Exercise inputs:

=-=-=

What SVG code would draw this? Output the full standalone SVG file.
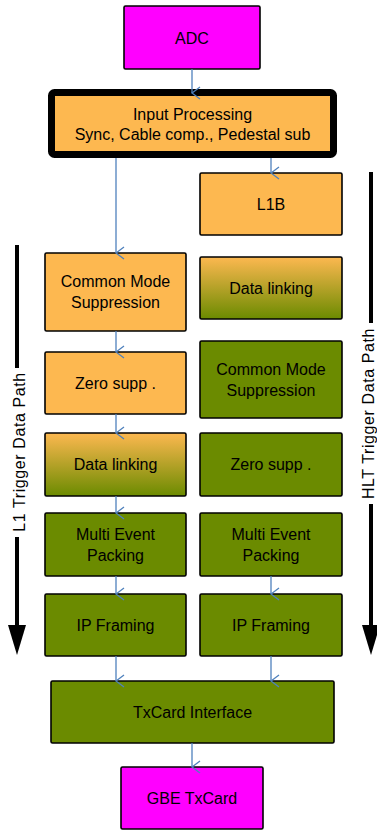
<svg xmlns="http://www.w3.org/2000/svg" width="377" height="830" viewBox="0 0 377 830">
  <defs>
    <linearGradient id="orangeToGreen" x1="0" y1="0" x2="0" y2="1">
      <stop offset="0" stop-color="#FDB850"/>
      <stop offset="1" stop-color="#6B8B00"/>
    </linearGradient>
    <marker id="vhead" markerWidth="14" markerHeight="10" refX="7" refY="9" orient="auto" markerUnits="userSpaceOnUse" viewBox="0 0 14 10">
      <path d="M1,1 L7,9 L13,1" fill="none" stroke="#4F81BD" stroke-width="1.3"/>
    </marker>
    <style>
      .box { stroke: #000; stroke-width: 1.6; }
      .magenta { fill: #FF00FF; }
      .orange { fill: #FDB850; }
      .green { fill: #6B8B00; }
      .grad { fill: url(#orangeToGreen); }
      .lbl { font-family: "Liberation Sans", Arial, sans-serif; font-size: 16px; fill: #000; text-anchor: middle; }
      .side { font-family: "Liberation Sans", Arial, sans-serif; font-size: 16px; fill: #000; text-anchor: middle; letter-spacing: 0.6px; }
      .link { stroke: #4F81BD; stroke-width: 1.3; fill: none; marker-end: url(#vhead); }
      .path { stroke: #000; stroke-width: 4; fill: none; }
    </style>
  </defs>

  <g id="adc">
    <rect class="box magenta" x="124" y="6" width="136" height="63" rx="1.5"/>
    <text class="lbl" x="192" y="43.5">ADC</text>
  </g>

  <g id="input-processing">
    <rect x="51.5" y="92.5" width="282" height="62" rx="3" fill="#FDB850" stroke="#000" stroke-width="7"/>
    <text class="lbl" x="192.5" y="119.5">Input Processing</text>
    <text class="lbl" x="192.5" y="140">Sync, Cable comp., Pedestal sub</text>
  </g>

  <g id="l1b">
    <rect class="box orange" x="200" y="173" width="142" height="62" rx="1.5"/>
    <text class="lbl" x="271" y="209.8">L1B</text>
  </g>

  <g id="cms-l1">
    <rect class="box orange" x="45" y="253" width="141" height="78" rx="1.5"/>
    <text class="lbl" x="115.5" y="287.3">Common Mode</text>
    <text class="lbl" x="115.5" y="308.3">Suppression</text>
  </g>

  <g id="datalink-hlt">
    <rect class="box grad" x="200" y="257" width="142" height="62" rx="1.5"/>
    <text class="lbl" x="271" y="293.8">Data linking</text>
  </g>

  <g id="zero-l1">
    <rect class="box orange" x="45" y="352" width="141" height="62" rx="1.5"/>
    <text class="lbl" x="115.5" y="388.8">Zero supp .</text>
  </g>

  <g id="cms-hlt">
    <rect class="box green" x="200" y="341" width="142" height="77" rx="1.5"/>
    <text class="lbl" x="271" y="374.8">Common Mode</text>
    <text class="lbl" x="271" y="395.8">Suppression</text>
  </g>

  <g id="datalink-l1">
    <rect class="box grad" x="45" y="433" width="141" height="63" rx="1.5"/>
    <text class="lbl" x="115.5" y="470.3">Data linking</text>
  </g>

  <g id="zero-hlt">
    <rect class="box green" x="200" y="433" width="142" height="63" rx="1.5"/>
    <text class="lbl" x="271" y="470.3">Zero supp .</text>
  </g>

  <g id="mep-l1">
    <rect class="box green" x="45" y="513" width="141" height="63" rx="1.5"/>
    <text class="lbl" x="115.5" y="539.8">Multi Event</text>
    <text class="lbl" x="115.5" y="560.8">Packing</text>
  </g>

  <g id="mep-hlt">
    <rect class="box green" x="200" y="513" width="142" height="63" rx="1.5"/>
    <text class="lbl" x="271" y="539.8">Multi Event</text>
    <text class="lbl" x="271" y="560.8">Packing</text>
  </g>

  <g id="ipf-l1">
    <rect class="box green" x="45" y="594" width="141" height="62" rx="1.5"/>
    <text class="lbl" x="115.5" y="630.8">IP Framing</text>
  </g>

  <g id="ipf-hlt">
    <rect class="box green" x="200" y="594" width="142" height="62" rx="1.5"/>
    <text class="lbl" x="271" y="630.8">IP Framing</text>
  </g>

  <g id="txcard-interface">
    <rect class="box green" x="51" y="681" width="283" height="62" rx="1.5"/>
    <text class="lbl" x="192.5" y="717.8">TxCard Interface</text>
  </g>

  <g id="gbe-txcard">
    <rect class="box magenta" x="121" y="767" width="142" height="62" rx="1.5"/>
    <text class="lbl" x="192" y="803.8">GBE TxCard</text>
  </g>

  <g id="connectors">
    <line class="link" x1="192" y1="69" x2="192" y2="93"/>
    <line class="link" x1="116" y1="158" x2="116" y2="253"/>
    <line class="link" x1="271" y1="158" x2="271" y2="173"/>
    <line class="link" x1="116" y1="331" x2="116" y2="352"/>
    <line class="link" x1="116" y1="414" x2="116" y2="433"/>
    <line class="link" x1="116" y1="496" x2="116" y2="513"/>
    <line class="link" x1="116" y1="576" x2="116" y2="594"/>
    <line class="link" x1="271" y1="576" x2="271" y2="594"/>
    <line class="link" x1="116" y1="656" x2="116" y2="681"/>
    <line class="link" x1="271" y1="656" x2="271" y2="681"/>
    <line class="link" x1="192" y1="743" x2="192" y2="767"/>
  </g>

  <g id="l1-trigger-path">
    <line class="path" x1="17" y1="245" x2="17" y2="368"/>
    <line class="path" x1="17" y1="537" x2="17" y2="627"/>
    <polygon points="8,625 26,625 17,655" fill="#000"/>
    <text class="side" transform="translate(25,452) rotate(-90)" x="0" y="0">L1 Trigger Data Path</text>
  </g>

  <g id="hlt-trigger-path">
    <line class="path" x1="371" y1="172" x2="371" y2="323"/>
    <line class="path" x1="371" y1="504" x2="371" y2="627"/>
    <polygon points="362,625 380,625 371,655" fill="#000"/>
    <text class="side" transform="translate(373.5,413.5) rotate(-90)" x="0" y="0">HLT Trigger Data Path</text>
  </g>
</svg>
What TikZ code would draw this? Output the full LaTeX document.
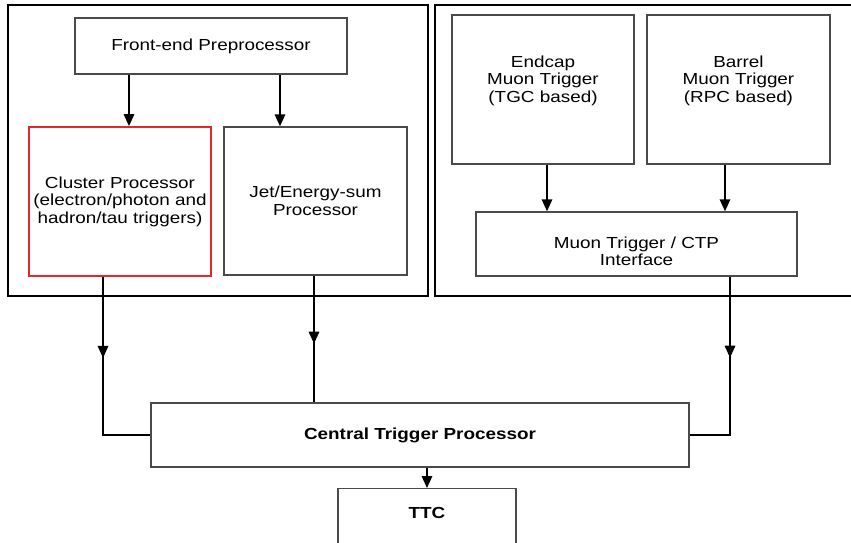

=-=-=

Task statement:
List each line in the listing that contains the string "code".

Written solution:
What SVG code would draw this? Output the full standalone SVG file.
What TikZ code would draw this? Output the full LaTeX document.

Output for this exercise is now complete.